Martin Andersen, NåDa/Tinn Assosiation of the Arts.
all photo: Ingvill Sunnby

Photocred David Odell

Rjukan Solarpunk Academy is collaborating with Tinn Association of the Arts and the NåDa-initiativ in the mediation of a project by the Sunmirror artist Martin Andersen, in which he asks:

Who can own a river?

Approx 1905: well-dressed agents make their way up Vestfjorddalen to buy the river and the waterfall. Previously, this waterfall, Rjukanfossen, had been made famous by artists painting and promoting it as the largest waterfall in the world.

Rjukanfossen was sold for a tiny nickel from old-rooted farmers and turned out to become the cornerstone in the industrialization of the nation from 1905. The town, with the name of the waterfall, was built on its banks to aid the moneymaking of the investment.

Presently, on a sunny summer day,  the river runs through the city -- but for some reason, no one is using it for swimming.. Why is that?

Martin Andersen



Throughout the summer of 2023, local youth will work together with Sunmirror-artist Martin Andersen to thematize, treat and work with ‘Cultural Heritage’, both as object and theme, on the youth's own terms. Important goals for the project is to do with youth that are raised in a post-industrial environment, familiar with contemporary art and how both art and ongoing cultural heritage processes can generate new meaning in the local community's structures, surroundings and forms, which in post-industrial context has lost its original functions.

Particularly important in this project is location, local environment and local context.

In 2015, the Rjukan-Notodden became an industrial heritage site included on UNESCO's World Heritage List. At Rjukan this meant that the youth's upbringing- environment (including housing, factories and natural areas as well as other central infrastructure) were transformed into Cultural Heritage. In concert with the emergence of new forms of valuation of equipment, buildings and areas that had lost its original features, the local community was subject to new regulations for preservation of so-called unique universal values. The management has in turn worked on how to convey these values, not only to visiting culture-aware tourists, but also to the locals, through kindergartens, schools, local museum and various activities. Local youth reside in this connection and are referred to as important ‘World Heritage Ambassadors’ for the times ahead, and it is emphasized that it is them who should inherit these values. Thus, it is these youths who are also going to inherit the obligations that come with the World Heritage Status, that is, to preserve so-called inalienable values for the Humanity of the future - materialized in buildings, machinery and river beds in their immediate area.

Such responsibility obviously requires an experience of ownership of the World Heritage Project, which can hardly be obtained only through one-way dissemination to children and adolescents by older generations of teachers, parents and museum employees. 

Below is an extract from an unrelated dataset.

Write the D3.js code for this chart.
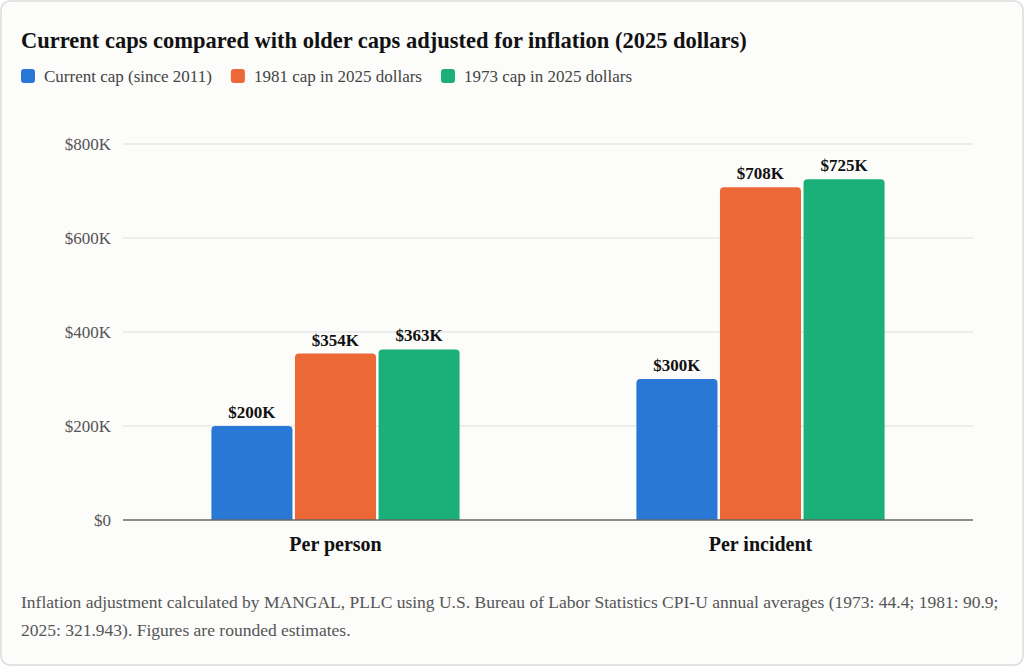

Knowledge of what was going on in Rjukan before industry began to shut down in the early 1990’s, is today a new form of capital which is mainly held by the elders. It is usually these keepers of knowledge who passionately volunteer in seminars that deal with the local World Heritage. The young people are not taught by these volunteers but through kindergarten & school, where they are presented with what they may preserve from Rjukan’s historical past and what relevance it might hold in our contemporary and future landscapes, which is still somewhat unclear and up to negotiation.

This project grabs and thematize these challenges. On the youth's own terms and through collaboration with a contemporary artist, the youth is encouraged to take hold of their unique inheritance, make use of it and shape it into creative visionary works of art & new streams of perception, explore the edges and what might lay beyond the edges of what they themselves consider to be restrictions and opportunities connected to the World Heritage as a contemporary art project.